13. The apparatus of claim 12, wherein the requesting network node is a node in a radio access network; and wherein the measurement on the energy cost relates to at least one handover from the network node to the target network node.

14. The apparatus of claim 12, wherein the impact is the impact on the measurement of at least one traffic offloading action between the target network node and the at least one other network node.

15. The apparatus of claim 12, wherein the impact information comprises an impact level, wherein the impact level is the energy cost due to the impact of the at least one other network node on the measurement.

16. The apparatus of claim 15, wherein the impact information comprises an impact indicator which indicates whether the impact level includes any impact from ongoing offloading traffic.

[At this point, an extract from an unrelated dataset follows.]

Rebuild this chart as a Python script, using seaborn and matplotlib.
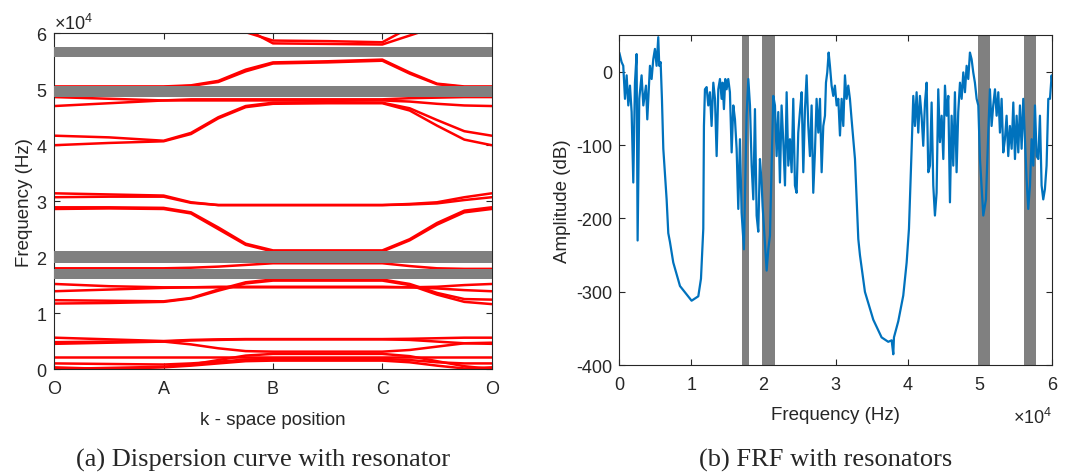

17. The apparatus of claim 12, wherein the message further comprises configuration information, wherein the configuration information is for configuring sending the measurement information and the impact information from the target network node.

18. The apparatus of claim 17, wherein the configuration information comprises instructions to send the impact information in response to: an offloading action between the target network node and at least one other network node; the impact level exceeding a threshold; and/or a ratio of the impact level to the energy cost exceeding a threshold.

19. The apparatus of claim 18, wherein the configuration information comprises instructions to send the impact information substantially immediately after the impact information is acquired and/or to send the impact information concurrent with the measurement information.

20. The apparatus of claim 19, wherein the apparatus is further configured to send a further message to the target network node, the further message comprising an indication that the offloading traffic is complete; and wherein the configuration information comprises instructions to send the impact information in response to the target network node receiving the indication that the offloading traffic is complete.